Perhaps a purposive distinction is found for the OP:- between eaten spiritual sustenance from Christ's body and drunk spiritual sustenance that is received from his blood and diluted in discourse with each other. I think that is more solid and that the earlier inferences fail in a way that is helpful to finding it.
Revelation 7:16 goes back to the first of the three hurdles listed at the top. It makes sense as a simple description of the survivors of the tribulation no longer having ordinary/physical/literal hunger and thirst. An intertext with Matthew seems destructive, since in Revelation 7:14 the blood isn't for satisfying thirst but bleaching tunics.
Psalm 63:5 differs from these other passages because its analogy is a simile not a metaphor. The way the translations serve this might be unhelpful to the OP or anyone approaching the same question, but the preposition כְּמ֤וֹ introduces the verse as a simile.

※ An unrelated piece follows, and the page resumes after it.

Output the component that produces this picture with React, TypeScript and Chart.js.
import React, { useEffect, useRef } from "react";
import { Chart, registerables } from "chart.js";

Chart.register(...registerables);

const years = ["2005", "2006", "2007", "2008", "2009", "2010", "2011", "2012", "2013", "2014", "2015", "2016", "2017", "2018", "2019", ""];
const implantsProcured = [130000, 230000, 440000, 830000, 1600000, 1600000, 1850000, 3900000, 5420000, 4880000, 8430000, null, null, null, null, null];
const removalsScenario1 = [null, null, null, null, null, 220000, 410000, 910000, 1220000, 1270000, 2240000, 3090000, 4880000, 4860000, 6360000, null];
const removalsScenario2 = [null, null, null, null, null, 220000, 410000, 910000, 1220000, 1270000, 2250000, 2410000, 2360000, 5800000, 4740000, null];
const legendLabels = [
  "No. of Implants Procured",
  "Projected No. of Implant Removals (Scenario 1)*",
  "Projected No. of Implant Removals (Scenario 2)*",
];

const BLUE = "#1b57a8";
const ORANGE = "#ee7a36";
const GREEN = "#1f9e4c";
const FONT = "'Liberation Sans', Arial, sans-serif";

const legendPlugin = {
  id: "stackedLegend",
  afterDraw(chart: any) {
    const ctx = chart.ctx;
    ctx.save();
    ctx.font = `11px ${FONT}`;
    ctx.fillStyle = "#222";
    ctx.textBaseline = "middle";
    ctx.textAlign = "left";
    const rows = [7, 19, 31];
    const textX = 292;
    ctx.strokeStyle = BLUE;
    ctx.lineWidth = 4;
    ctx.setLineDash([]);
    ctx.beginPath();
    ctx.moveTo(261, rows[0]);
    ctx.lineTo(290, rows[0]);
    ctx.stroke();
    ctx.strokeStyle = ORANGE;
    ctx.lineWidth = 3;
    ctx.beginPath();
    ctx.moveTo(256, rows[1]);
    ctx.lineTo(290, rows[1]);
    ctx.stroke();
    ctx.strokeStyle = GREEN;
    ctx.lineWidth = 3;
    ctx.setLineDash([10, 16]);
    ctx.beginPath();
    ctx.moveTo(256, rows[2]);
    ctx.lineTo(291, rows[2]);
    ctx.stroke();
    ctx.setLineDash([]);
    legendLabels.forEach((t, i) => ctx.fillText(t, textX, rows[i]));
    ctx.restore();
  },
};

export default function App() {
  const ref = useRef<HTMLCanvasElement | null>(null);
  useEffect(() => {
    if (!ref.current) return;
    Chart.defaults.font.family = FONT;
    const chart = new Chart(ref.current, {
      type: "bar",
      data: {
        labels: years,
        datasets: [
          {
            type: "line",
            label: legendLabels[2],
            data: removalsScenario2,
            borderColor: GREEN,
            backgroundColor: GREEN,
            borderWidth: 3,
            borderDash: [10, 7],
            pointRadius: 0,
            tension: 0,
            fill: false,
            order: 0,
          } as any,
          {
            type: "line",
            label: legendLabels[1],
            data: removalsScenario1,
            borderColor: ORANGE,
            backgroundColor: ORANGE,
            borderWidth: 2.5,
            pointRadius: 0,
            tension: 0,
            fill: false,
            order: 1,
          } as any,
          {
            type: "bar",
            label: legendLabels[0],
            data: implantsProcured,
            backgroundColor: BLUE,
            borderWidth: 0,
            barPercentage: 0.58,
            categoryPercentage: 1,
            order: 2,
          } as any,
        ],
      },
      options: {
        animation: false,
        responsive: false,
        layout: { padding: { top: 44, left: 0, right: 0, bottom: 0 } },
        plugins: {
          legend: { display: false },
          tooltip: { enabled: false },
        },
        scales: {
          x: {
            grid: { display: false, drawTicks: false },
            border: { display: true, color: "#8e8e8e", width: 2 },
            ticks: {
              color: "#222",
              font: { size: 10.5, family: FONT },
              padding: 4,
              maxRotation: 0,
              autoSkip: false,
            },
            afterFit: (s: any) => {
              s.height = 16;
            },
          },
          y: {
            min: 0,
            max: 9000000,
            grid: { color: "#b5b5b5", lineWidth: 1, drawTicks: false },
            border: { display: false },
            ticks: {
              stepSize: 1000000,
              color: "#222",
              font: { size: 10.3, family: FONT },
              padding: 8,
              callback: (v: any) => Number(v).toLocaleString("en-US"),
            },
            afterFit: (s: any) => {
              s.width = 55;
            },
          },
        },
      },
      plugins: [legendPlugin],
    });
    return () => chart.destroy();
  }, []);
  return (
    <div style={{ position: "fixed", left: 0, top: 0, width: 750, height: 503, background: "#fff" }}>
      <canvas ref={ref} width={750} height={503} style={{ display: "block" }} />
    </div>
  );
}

As with many of the Psalms there is a cautionary irony, meaning the simile might be supporting a different purpose than explaining spiritual hunger and thirst. It's along the lines that the psalmist places himself in a desert scene - a land without water where he will be thirsty but above all hungry for marrow and fat. Since it's a psalm he prays to God, and imagines himself keeping [nocturnal] watch over the desert and being [by day] overshadowed by the wings of birds. Then he prays for ruin to befall his worldly enemies: they will be food for the jackals, he says - jackals like him.
Psalm 107 though shows an obvious but subtle level at which a hunger/thirst distinction might matter.

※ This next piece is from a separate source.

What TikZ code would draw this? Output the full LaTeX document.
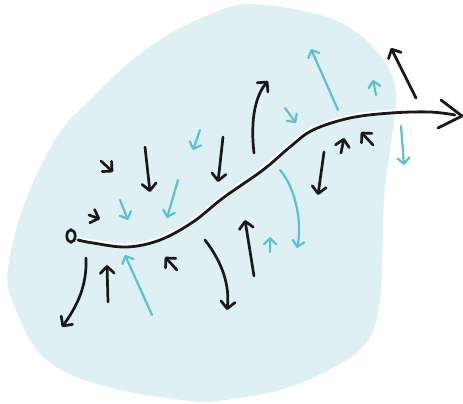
\documentclass[tikz,border=0pt]{standalone}
\usetikzlibrary{arrows.meta}
\definecolor{blob}{RGB}{223,240,245}
\definecolor{cy}{RGB}{92,192,210}
\definecolor{ink}{RGB}{26,24,24}
\tikzset{
  karr/.style={draw=ink, line width=2.7pt, line cap=round, line join=round,
    -{Straight Barb[length=7pt,width=14pt,round]}},
  carr/.style={draw=cy, line width=2.2pt, line cap=round, line join=round,
    -{Straight Barb[length=6pt,width=12pt,round]}},
}
\begin{document}
\begin{tikzpicture}[x=1pt,y=-1pt]
\useasboundingbox (0,0) rectangle (463,404);
% blob
\fill[blob] plot[smooth cycle, tension=0.6] coordinates {
 (230,7) (265,5) (320,15) (358,33) (388,67) (396,100) (390,150) (384,200)
 (380,300) (366,343) (331,369) (280,390) (231,399) (190,401) (100,385)
 (43,357) (14,305) (8,269) (25,202) (58,135) (93,97) (130,62) (175,31)};
% main curve
\coordinate (s) at (77,240);
\coordinate (e) at (462,116);
\draw[white, line width=5pt, line cap=round, yshift=1pt]
  plot[smooth, tension=0.6] coordinates {(78,240) (93,243) (127,247) (160,240) (193,222) (223,198) (263,170) (290,147) (313,130) (350,118) (391,113) (430,112) (455,115)};
\draw[ink, line width=2.8pt, line cap=round]
  plot[smooth, tension=0.6] coordinates {(78,240) (93,243) (127,247) (160,240) (193,222) (223,198) (263,170) (290,147) (313,130) (350,118) (391,113) (430,112) (455,115)};
\draw[ink, line width=2.8pt, line cap=round, line join=round] (441,100) -- (e) -- (438,128);
\draw[ink, line width=2.7pt] (71,236) ellipse [x radius=4.2pt, y radius=6.2pt];
% black arrows
\draw[karr] (101,161) -- (113,172);
\draw[karr] (145,147) -- (150,192);
\draw[karr] (223,137) -- (218,182);
\draw[karr] (89,215) -- (100,219);
\draw[karr] (108,302) -- (107,265);
\draw[karr] (177,270) -- (165,257);
\draw[karr] (254,276) -- (245,220);
\draw[karr] (324,152) -- (318,195);
\draw[karr] (341,153) -- (344,138);
\draw[karr] (373,145) -- (361,132);
\draw[karr] (416,98) -- (391,48);
\draw[karr] (86,258) .. controls (87,285) and (78,305) .. (62,327);
\draw[karr] (205,240) .. controls (222,262) and (230,285) .. (227,310);
\draw[karr] (254,153) .. controls (250,118) and (256,95) .. (268,81);
% cyan arrows
\draw[carr] (200,130) -- (193,150);
\draw[carr] (178,180) -- (167,218);
\draw[carr] (120,200) -- (128,220);
\draw[carr] (152,315) -- (125,255);
\draw[carr] (270,252) -- (270,237);
\draw[carr] (285,108) -- (296,123);
\draw[carr] (338,110) -- (311,49);
\draw[carr] (376,95) -- (373,80);
\draw[carr] (401,126) -- (404,165);
\draw[carr] (280,170) .. controls (297,190) and (302,225) .. (297,248);
\end{tikzpicture}
\end{document}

And in all of these passages if exegesis doesn't find an explanation that might be a failure of exegesis. It doesn't mean the reader won't provide their own, from the culture, from the legends of Moses in the desert, or from natural language.
[33] He turns rivers into a desert,
springs of water into thirsty ground,
[34] fruitful land into a salty waste,
because of the evil of its inhabitants.
The Ancient Hebrew for the "because" isn't a standalone adverb but a prepositional prefix מֵ. Like with all conjunctions the 'because' most naturally attaches to the immediately preceding idea, but with a prefix it's more acute.

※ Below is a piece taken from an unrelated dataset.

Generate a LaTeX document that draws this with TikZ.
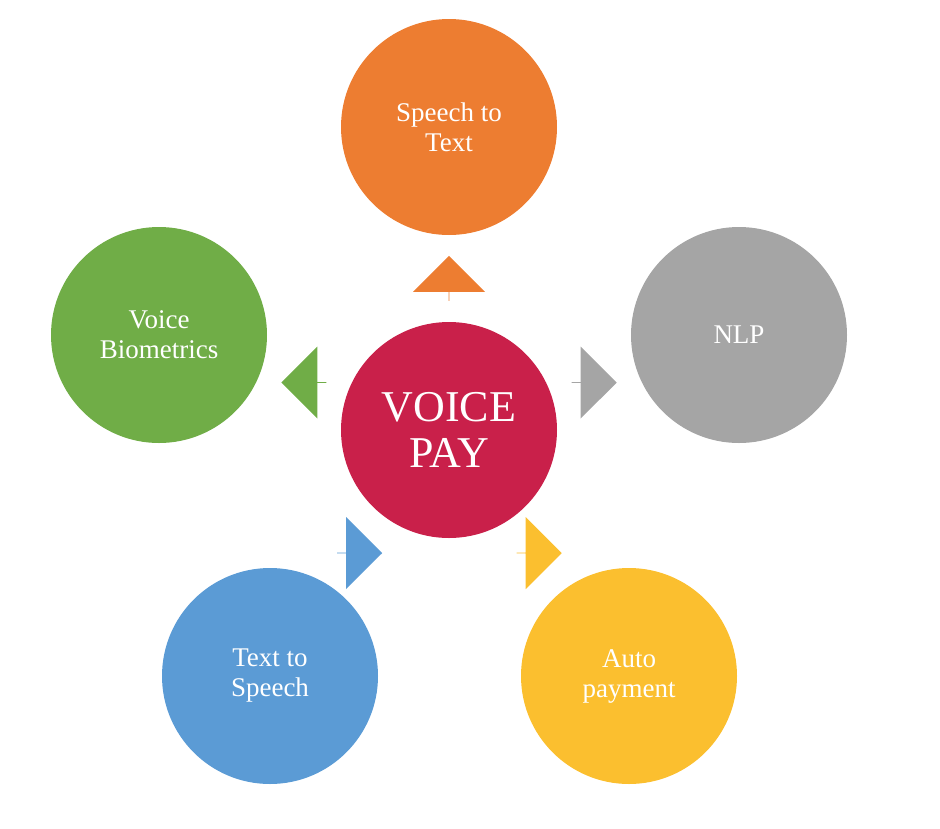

e.g. מֵעָבוֹר דַּעַת "because of a lack of knowledge"
So it's firstly a waste because of the evil - not to the exclusion of the earlier verb יָשֵׂ֣ם=he turns but before it.
Which comes to the categorical difference. We either have potable liquid to drink or not - a thirst is a 'privatio boni'. But our food can be evil. So perhaps the Pharisees have bread we shouldn't eat plus a lack of potable fluid.
Ephesians 5:18 has literal wine leading to debauchery, but not spiritual-analogous wine.
Daniel refuses both the Babylonian meat and wine in case they come from animal sacrifice or libation, but that isn't because of a danger in the spirit's consuming an inappropriate sustenance - it's about the direct offence to God.
So it's conceivable there is a distinction like the OP asked about: that spiritual hunger is satisfied by the constitution of a complex 'diet' whilst spiritual thirst is satisfied by the simple consumption of wine/water. Bread wasn't usually eaten alone (and you'd die literally as well as metaphorically if you tried it!), and in the ancient world wine is how you disinfect your water, so it's in the same category as water until someone over-drinks. Given it's diluted, man might survive by wine alone.
Or another might be that what the spirit eats is static whilst what it drinks is fluid. Like hypothesis and analysis both being needed for epistemology. Or James 3:11 draws an analogy in the other purposive direction between a spring's water and praise flowing from the righteous, perhaps versus the riddle of Samson where wisdom or the covenant comes "out of the eater".
A distinction would need to be looked for in other passages, or the history-of-ideas, but if it's conceivable and occurs obviously from the passages that have been cited, it would be remiss not to suggest further research.